In order to identify specimens of sufficient quality, researchers need information about how the specimen has been stored, when was it thawed, what procedure was used to collect it, etc. The Cancer Biomedical Informatics Grid (caBIG) [1] program has implemented caTissue [2], a biorepository tool for biospecimen inventory management, tracking, and annotation. The caTissue information model includes information about collection. storage, quality assurance, and distribution of specimens. This information could be represented as, for example, an OPM graph.

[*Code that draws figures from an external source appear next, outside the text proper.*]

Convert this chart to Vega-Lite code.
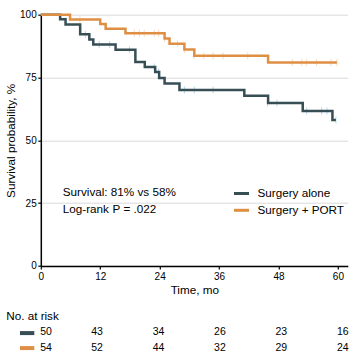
{
  "$schema": "https://vega.github.io/schema/vega-lite/v6.json",
  "background": "white",
  "padding": {"left": 4.8, "top": 9.7, "right": 0, "bottom": 0},
  "config": {
    "font": "Liberation Sans",
    "view": {"stroke": null},
    "axis": {"labelColor": "#000", "titleColor": "#000", "domainColor": "#000", "tickColor": "#000", "titleFontWeight": "normal", "labelFont": "Liberation Sans", "titleFont": "Liberation Sans"},
    "legend": {"labelFont": "Liberation Sans"},
    "title": {"font": "Liberation Sans"}
  },
  "datasets": {
    "km": [
      {"group": "Surgery alone", "t": 0, "s": 100},
      {"group": "Surgery alone", "t": 3.9, "s": 98.2},
      {"group": "Surgery alone", "t": 5.0, "s": 96.1},
      {"group": "Surgery alone", "t": 7.95, "s": 92.2},
      {"group": "Surgery alone", "t": 9.8, "s": 90.1},
      {"group": "Surgery alone", "t": 10.6, "s": 88.1},
      {"group": "Surgery alone", "t": 15.1, "s": 86.1},
      {"group": "Surgery alone", "t": 19.1, "s": 81.2},
      {"group": "Surgery alone", "t": 21.0, "s": 79.2},
      {"group": "Surgery alone", "t": 23.1, "s": 77.2},
      {"group": "Surgery alone", "t": 23.9, "s": 74.8},
      {"group": "Surgery alone", "t": 25.0, "s": 72.6},
      {"group": "Surgery alone", "t": 28.0, "s": 70.0},
      {"group": "Surgery alone", "t": 41.1, "s": 67.7},
      {"group": "Surgery alone", "t": 45.9, "s": 64.9},
      {"group": "Surgery alone", "t": 52.9, "s": 61.7},
      {"group": "Surgery alone", "t": 58.9, "s": 58.1},
      {"group": "Surgery alone", "t": 59.6, "s": 58.1},
      {"group": "Surgery + PORT", "t": 0, "s": 100},
      {"group": "Surgery + PORT", "t": 5.9, "s": 98.1},
      {"group": "Surgery + PORT", "t": 12.0, "s": 96.3},
      {"group": "Surgery + PORT", "t": 13.1, "s": 94.4},
      {"group": "Surgery + PORT", "t": 17.1, "s": 92.6},
      {"group": "Surgery + PORT", "t": 25.0, "s": 90.5},
      {"group": "Surgery + PORT", "t": 26.0, "s": 88.4},
      {"group": "Surgery + PORT", "t": 29.0, "s": 86.2},
      {"group": "Surgery + PORT", "t": 31.0, "s": 83.7},
      {"group": "Surgery + PORT", "t": 45.9, "s": 81.0},
      {"group": "Surgery + PORT", "t": 59.8, "s": 81.0}
    ],
    "censor": [
      {"group": "Surgery alone", "t": 9.0, "s": 92.2},
      {"group": "Surgery alone", "t": 11.8, "s": 88.1},
      {"group": "Surgery alone", "t": 13.9, "s": 88.1},
      {"group": "Surgery alone", "t": 17.9, "s": 86.1},
      {"group": "Surgery alone", "t": 22.9, "s": 79.2},
      {"group": "Surgery alone", "t": 23.8, "s": 77.2},
      {"group": "Surgery alone", "t": 29.0, "s": 70.0},
      {"group": "Surgery alone", "t": 31.0, "s": 70.0},
      {"group": "Surgery alone", "t": 34.8, "s": 70.0},
      {"group": "Surgery alone", "t": 45.8, "s": 64.9},
      {"group": "Surgery alone", "t": 47.7, "s": 64.9},
      {"group": "Surgery alone", "t": 53.7, "s": 61.7},
      {"group": "Surgery alone", "t": 56.7, "s": 61.7},
      {"group": "Surgery alone", "t": 57.8, "s": 61.7},
      {"group": "Surgery alone", "t": 59.6, "s": 58.1},
      {"group": "Surgery + PORT", "t": 7.9, "s": 98.1},
      {"group": "Surgery + PORT", "t": 18.9, "s": 92.6},
      {"group": "Surgery + PORT", "t": 19.9, "s": 92.6},
      {"group": "Surgery + PORT", "t": 20.9, "s": 92.6},
      {"group": "Surgery + PORT", "t": 22.9, "s": 92.6},
      {"group": "Surgery + PORT", "t": 23.8, "s": 92.6},
      {"group": "Surgery + PORT", "t": 25.0, "s": 90.5},
      {"group": "Surgery + PORT", "t": 27.6, "s": 88.4},
      {"group": "Surgery + PORT", "t": 29.0, "s": 86.2},
      {"group": "Surgery + PORT", "t": 31.0, "s": 83.7},
      {"group": "Surgery + PORT", "t": 32.9, "s": 83.7},
      {"group": "Surgery + PORT", "t": 34.8, "s": 83.7},
      {"group": "Surgery + PORT", "t": 36.8, "s": 83.7},
      {"group": "Surgery + PORT", "t": 41.8, "s": 83.7},
      {"group": "Surgery + PORT", "t": 50.8, "s": 81.0},
      {"group": "Surgery + PORT", "t": 52.7, "s": 81.0},
      {"group": "Surgery + PORT", "t": 53.7, "s": 81.0},
      {"group": "Surgery + PORT", "t": 55.7, "s": 81.0},
      {"group": "Surgery + PORT", "t": 58.6, "s": 81.0},
      {"group": "Surgery + PORT", "t": 59.8, "s": 81.0}
    ],
    "notes": [
      {"label": "Survival: 81% vs 58%", "t": 4.44, "s": 29.6},
      {"label": "Log-rank", "t": 4.44, "s": 22.5},
      {"label": "P", "t": 14.48, "s": 22.5},
      {"label": "= .022", "t": 16.7, "s": 22.5}
    ],
    "risk": [
      {"group": "Surgery alone", "t": 0, "n": 50},
      {"group": "Surgery alone", "t": 12, "n": 43},
      {"group": "Surgery alone", "t": 24, "n": 34},
      {"group": "Surgery alone", "t": 36, "n": 26},
      {"group": "Surgery alone", "t": 48, "n": 23},
      {"group": "Surgery alone", "t": 60, "n": 16},
      {"group": "Surgery + PORT", "t": 0, "n": 54},
      {"group": "Surgery + PORT", "t": 12, "n": 52},
      {"group": "Surgery + PORT", "t": 24, "n": 44},
      {"group": "Surgery + PORT", "t": 36, "n": 32},
      {"group": "Surgery + PORT", "t": 48, "n": 29},
      {"group": "Surgery + PORT", "t": 60, "n": 24}
    ]
  },
  "bounds": "flush",
  "spacing": 57.9,
  "vconcat": [
    {
      "width": 307,
      "height": 251.3,
      "layer": [
        {
          "data": {"name": "censor"},
          "mark": {"type": "tick", "orient": "vertical", "thickness": 1, "size": 7, "opacity": 0.7},
          "encoding": {
            "x": {"field": "t", "type": "quantitative", "scale": {"domain": [0, 62], "nice": false}},
            "y": {"field": "s", "type": "quantitative", "scale": {"domain": [0, 100]}},
            "color": {"condition": {"test": "datum.group === 'Surgery alone'", "value": "#8fcbe6"}, "value": "#f5c9a0"}
          }
        },
        {
          "data": {"name": "km"},
          "mark": {"type": "line", "interpolate": "step-after", "strokeWidth": 2.5},
          "encoding": {
            "x": {"field": "t", "type": "quantitative", "scale": {"domain": [0, 62], "nice": false},
              "axis": {"title": "Time, mo", "values": [0, 12, 24, 36, 48, 60], "grid": false, "domainWidth": 1.5, "tickSize": 3, "tickWidth": 1.2, "labelFontSize": 10, "labelPadding": 3, "titleFontSize": 11.7, "titlePadding": 2.6, "labelFlush": false}},
            "y": {"field": "s", "type": "quantitative", "scale": {"domain": [0, 100]},
              "axis": {"title": "Survival probability, %", "values": [0, 25, 50, 75, 100], "grid": true, "gridColor": "#d9d9d9", "gridWidth": 1, "domainWidth": 1.5, "tickSize": 3, "tickWidth": 1.2, "labelFontSize": 10, "labelPadding": 1.6, "titleFontSize": 11.7, "titlePadding": 5.2, "minExtent": 19.6, "maxExtent": 19.6, "labelFlush": false}},
            "color": {"field": "group", "type": "nominal",
              "scale": {"domain": ["Surgery alone", "Surgery + PORT"], "range": ["#374E55", "#DF8F44"]},
              "legend": {"orient": "none", "legendX": 191.7, "legendY": 169.8, "title": null, "symbolType": "stroke", "symbolSize": 225, "symbolStrokeWidth": 3, "labelFontSize": 11.7, "labelColor": "#000", "labelOffset": 7, "rowPadding": 0.8, "padding": 0}}
          }
        },
        {
          "data": {"name": "notes"},
          "mark": {"type": "text", "align": "left", "baseline": "middle", "fontSize": 11.7, "color": "#000"},
          "encoding": {
            "x": {"field": "t", "type": "quantitative"},
            "y": {"field": "s", "type": "quantitative"},
            "text": {"field": "label"},
            "fontStyle": {"condition": {"test": "datum.label === 'P'", "value": "italic"}, "value": "normal"}
          }
        }
      ]
    },
    {
      "width": 307,
      "height": 31.2,
      "title": {"text": "No. at risk", "anchor": "start", "frame": "group", "dx": -34.6, "dy": 14, "fontSize": 11.7, "fontWeight": "normal", "color": "#000", "baseline": "middle", "offset": 10.6},
      "data": {"name": "risk"},
      "encoding": {
        "y": {"field": "group", "type": "nominal",
          "scale": {"domain": ["Surgery alone", "Surgery + PORT"], "paddingInner": 0, "paddingOuter": 0},
          "axis": {"title": null, "labels": false, "domain": false, "ticks": true, "tickSize": 14.3, "tickWidth": 4, "offset": 7,
            "tickColor": {"condition": {"test": "datum.value === 'Surgery alone'", "value": "#374E55"}, "value": "#DF8F44"}}}
      },
      "layer": [
        {
          "transform": [{"filter": "datum.t === 0"}],
          "mark": {"type": "text", "dx": 10.4, "fontSize": 10.5, "color": "#000", "baseline": "middle"},
          "encoding": {
            "x": {"field": "t", "type": "quantitative", "scale": {"domain": [0, 60], "range": [-5.2, 302]}, "axis": null},
            "text": {"field": "n"}
          }
        },
        {
          "transform": [{"filter": "datum.t > 0"}],
          "mark": {"type": "text", "fontSize": 10.5, "color": "#000", "baseline": "middle"},
          "encoding": {
            "x": {"field": "t", "type": "quantitative", "scale": {"domain": [0, 60], "range": [-5.2, 302]}, "axis": null},
            "text": {"field": "n"}
          }
        }
      ]
    }
  ]
}
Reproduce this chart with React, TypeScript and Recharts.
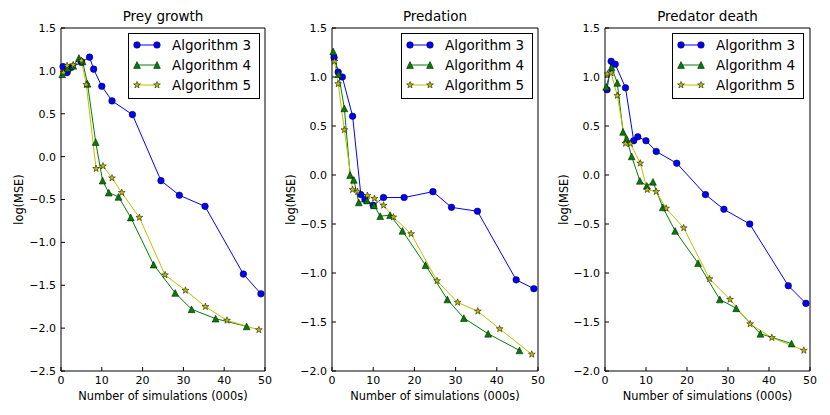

Multiple provenance related queries are described in [3].

[1] https://cabig.nci.nih.gov/ [2] https://cabig.nci.nih.gov/tools/catissuesuite [3] https://cabig-kc.nci.nih.gov/Biospecimen/KC/index.php/CaTissue_1.1_Deployment_Guide_Chapter_6:_Deploying_caTissue_caGrid_Data_Service#Running_the_caGrid_test_queries


Describing caTissue data in a common provenance model enable:

  1. Answering more sophisticated provenance-related queries than are now possible using the caBIG Query Language (CQL).
  2. A more flexible approach to describing provenance than is possible using the current caTissue information model.
  3. Combining this information with provenance information from other tissue banking repositories to enable high-level, federated query.
  4. Combining this information with other provenance information (e.g. micorarray experiment provenance) to enable assembling more complete analysis..

Use Case Scenario

A researcher executes a query across multiple tissue repositories for all specimens that

  • were collected by procedure XYZ
  • have a clinical diagnosis of ABC
  • were fixed in formalin 30 minutes or less and were embedded in a low melting point paraffin

The researcher receives candidate specimens from each system.

Problems and Limitations

  1. caBIG data sources are currently not exposed through SPARQL endpoints.
  2. The caTissue model is expressed as UML which would need to mapped to some appropriate ontology.